有时辣的够呛,眼泪鼻涕一把抹,简直不顾形象,橙汁一口气下肚,满足地说声吃饱了。
那个圣诞真是难忘。
菜都吃的差不多了,还剩几片娃娃菜。服务员中途加过水,汤还在咕噜咕噜的煮着,底部的汤水往上涌,冒着热气,意犹未尽的样子。我们继续坐着,煮火锅的声音,是冬日里的治愈。
上大学后吃的火锅是真不少,隔三差五就约着朋友出去搓顿,海底捞德庄火凤祥贤合庄辣斗辣谭鸭血大斌家等等等等,都吃了个遍,会比较各家的价格服务菜品,各家的特色也大概清楚。鸭肠下进红汤的某个瞬间,偶尔会有回到十六岁的错觉,等待着食物熟透的时间里,享受着难得的悠闲时光,每种食材都成了让自己快乐的功臣,简单而神圣。

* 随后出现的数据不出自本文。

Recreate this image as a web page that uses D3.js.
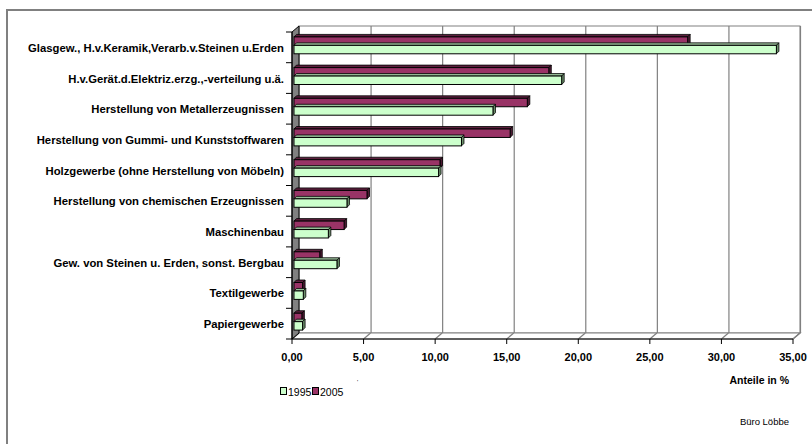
<!DOCTYPE html>
<html>
<head>
<meta charset="utf-8">
<script src="https://cdn.jsdelivr.net/npm/d3@7"></script>
<style>
  body { margin: 0; background: #fff; overflow: hidden; }
  svg  { display: block; font-family: "Liberation Sans", Arial, sans-serif; }
</style>
</head>
<body>
<svg id="chart" width="812" height="444"></svg>
<script>
// MARK: Data.

const categories = [
  'Glasgew., H.v.Keramik,Verarb.v.Steinen u.Erden',
  'H.v.Gerät.d.Elektriz.erzg.,-verteilung u.ä.',
  'Herstellung von Metallerzeugnissen',
  'Herstellung von Gummi- und Kunststoffwaren',
  'Holzgewerbe (ohne Herstellung von Möbeln)',
  'Herstellung von chemischen Erzeugnissen',
  'Maschinenbau',
  'Gew. von Steinen u. Erden, sonst. Bergbau',
  'Textilgewerbe',
  'Papiergewerbe',
]
const values1995 = [33.7, 18.7, 13.9, 11.7, 10.1, 3.7, 2.4, 3.0, 0.65, 0.6]
const values2005 = [27.5, 17.8, 16.3, 15.1, 10.2, 5.1, 3.5, 1.8, 0.6, 0.55]
const seriesNames = ['2005', '1995']          // drawn top to bottom inside each category
const legendNames = ['1995', '2005']
const xTicks = [0, 5, 10, 15, 20, 25, 30, 35]

// MARK: Some constants.

const DEPTH_X   = 7     // offset of the back wall
const DEPTH_Y   = -6
const BAR_DEPTH = 2.5   // 3d thickness of the bars
const BAR_SHIFT = 2     // bars sit a little behind the front plane

const colors = {
  '1995': { face: '#ccffcc', top: '#99bf99', side: '#6b8f6b' },
  '2005': { face: '#993366', top: '#5c1f3d', side: '#4d1a33' },
}

const svg = d3.select('#chart')

// outer frame (only left and top edges fall inside the picture)
svg.append('path')
  .attr('d', 'M7,444 L7,10 L812,10')
  .attr('fill', 'none')
  .attr('stroke', '#808080')
  .attr('stroke-width', 2)

const x = d3.scaleLinear().domain([0, 35]).range([292, 793])
const y = d3.scaleBand().domain(categories).range([32, 339])
  .paddingInner(0.45).paddingOuter(0.225)
const ySeries = d3.scaleBand().domain(seriesNames).range([0, y.bandwidth()])

// MARK: Walls and floor.

const x0 = x(0), x1 = x(35), yTop = 32, yBot = 339

// back wall
svg.append('rect')
  .attr('x', x0 + DEPTH_X).attr('y', yTop + DEPTH_Y)
  .attr('width', x1 - x0).attr('height', yBot - yTop)
  .attr('fill', '#fff')
  .attr('stroke', '#808080')
  .attr('stroke-width', 1)

// gridlines on the back wall
svg.append('g').selectAll('line')
  .data(xTicks.slice(1))
  .join('line')
  .attr('x1', (d) => x(d) + DEPTH_X + 0.5)
  .attr('x2', (d) => x(d) + DEPTH_X + 0.5)
  .attr('y1', yTop + DEPTH_Y)
  .attr('y2', yBot + DEPTH_Y)
  .attr('stroke', '#808080')
  .attr('stroke-width', 1.2)

// floor
svg.append('path')
  .attr('d', `M${x0},${yBot} L${x0 + DEPTH_X},${yBot + DEPTH_Y} L${x1 + DEPTH_X},${yBot + DEPTH_Y} L${x1},${yBot} Z`)
  .attr('fill', '#fff')
  .attr('stroke', '#808080')
  .attr('stroke-width', 1.2)
svg.append('g').selectAll('line')
  .data(xTicks)
  .join('line')
  .attr('x1', (d) => x(d))
  .attr('y1', yBot)
  .attr('x2', (d) => x(d) + DEPTH_X)
  .attr('y2', yBot + DEPTH_Y)
  .attr('stroke', '#808080')
  .attr('stroke-width', 1.2)

// side wall
svg.append('path')
  .attr('d', `M${x0},${yTop} L${x0 + DEPTH_X},${yTop + DEPTH_Y} L${x0 + DEPTH_X},${yBot + DEPTH_Y} L${x0},${yBot} Z`)
  .attr('fill', '#808080')
  .attr('stroke', '#000')
  .attr('stroke-width', 1)

// MARK: Bars.

const rows = categories.flatMap((c, i) => [
  { cat: c, series: '2005', value: values2005[i] },
  { cat: c, series: '1995', value: values1995[i] },
])

const bars = svg.append('g').selectAll('g')
  .data(rows)
  .join('g')
  .attr('transform', `translate(${BAR_SHIFT},${-BAR_SHIFT})`)

bars.each(function (d) {
  const g  = d3.select(this)
  const xa = x(0), xb = x(d.value)
  const ya = y(d.cat) + ySeries(d.series)
  const yb = ya + ySeries.bandwidth()
  const b  = BAR_DEPTH
  const c  = colors[d.series]
  g.append('path')
    .attr('d', `M${xa},${ya} L${xa + b},${ya - b} L${xb + b},${ya - b} L${xb},${ya} Z`)
    .attr('fill', c.top).attr('stroke', '#000').attr('stroke-width', 0.8)
  g.append('path')
    .attr('d', `M${xb},${ya} L${xb + b},${ya - b} L${xb + b},${yb - b} L${xb},${yb} Z`)
    .attr('fill', c.side).attr('stroke', '#000').attr('stroke-width', 0.8)
  g.append('rect')
    .attr('x', xa).attr('y', ya)
    .attr('width', xb - xa).attr('height', yb - ya)
    .attr('fill', c.face).attr('stroke', '#000').attr('stroke-width', 1)
})

// MARK: Axes.

const yAxis = svg.append('g')
yAxis.append('line')
  .attr('x1', x0).attr('x2', x0).attr('y1', yTop).attr('y2', yBot)
  .attr('stroke', '#000')
const catEdges = d3.range(categories.length + 1).map((i) => yTop + i * (yBot - yTop) / categories.length)
yAxis.selectAll('line.tick')
  .data(catEdges)
  .join('line')
  .attr('class', 'tick')
  .attr('x1', x0 - 6).attr('x2', x0)
  .attr('y1', (d) => d).attr('y2', (d) => d)
  .attr('stroke', '#000')
yAxis.selectAll('text')
  .data(categories)
  .join('text')
  .attr('x', 284)
  .attr('y', (d) => y(d) + y.bandwidth() / 2 + 0.5)
  .attr('text-anchor', 'end')
  .attr('dominant-baseline', 'central')
  .attr('font-size', 11.3)
  .attr('font-weight', 'bold')
  .text((d) => d)

const xAxis = svg.append('g')
xAxis.append('line')
  .attr('x1', x0).attr('x2', x1).attr('y1', yBot).attr('y2', yBot)
  .attr('stroke', '#000')
xAxis.selectAll('line.tick')
  .data(xTicks)
  .join('line')
  .attr('class', 'tick')
  .attr('x1', (d) => x(d)).attr('x2', (d) => x(d))
  .attr('y1', yBot).attr('y2', yBot + 5)
  .attr('stroke', '#000')
const fmt = (v) => d3.format('.2f')(v).replace('.', ',')
xAxis.selectAll('text')
  .data(xTicks)
  .join('text')
  .attr('x', (d) => x(d))
  .attr('y', 357)
  .attr('text-anchor', 'middle')
  .attr('dominant-baseline', 'central')
  .attr('font-size', 11)
  .attr('font-weight', 'bold')
  .text(fmt)

svg.append('text')
  .attr('x', 789).attr('y', 380)
  .attr('text-anchor', 'end')
  .attr('dominant-baseline', 'central')
  .attr('font-size', 10.5)
  .attr('font-weight', 'bold')
  .text('Anteile in %')

// MARK: Legend.

const legend = svg.append('g').attr('transform', 'translate(280,391)')
const item = legend.selectAll('g')
  .data(legendNames)
  .join('g')
  .attr('transform', (d, i) => `translate(${i * 32},0)`)
item.append('rect')
  .attr('x', 0.5).attr('y', -3.5)
  .attr('width', 6).attr('height', 7)
  .attr('fill', (d) => colors[d].face)
  .attr('stroke', '#000')
  .attr('stroke-width', 1)
item.append('text')
  .attr('x', 8)
  .attr('y', 0.5)
  .attr('dominant-baseline', 'central')
  .attr('font-size', 10.5)
  .text((d) => d)
svg.append('text')
  .attr('x', 357).attr('y', 384)
  .attr('font-size', 6)
  .text("'")

svg.append('text')
  .attr('x', 789).attr('y', 421)
  .attr('text-anchor', 'end')
  .attr('dominant-baseline', 'central')
  .attr('font-size', 9.5)
  .text('Büro Löbbe')
</script>
</body>
</html>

这次回来,陆陆续续见了很多朋友。有些在外地读书的朋友回来都不太能吃辣了,口味都在发生细微的转变,白汤里的食材为证。但即便是聚少离多,感情也丝毫不减当年。当年的谁谁谁,去了哪里,谁谁谁又是读的啥专业,当年市联考进前二十名的事迹至今为人所乐道,当年追自己的隔壁班男孩现在读专科交了个女朋友,当年我们的教室现在是某某班,老班在带高二,当年高考太紧张本来不该错的题不该失的分,还有当年…
其实当年一切都刚刚好。
好到我们现在坐在火锅边,橙汁换啤酒,过往成笑谈,辣的甜的苦的酸的,咸淡自己知道,丰盛的食材佐旺盛的记忆,融进见面的每一口美味里。
我爱火锅,如同深爱每一场久别重逢。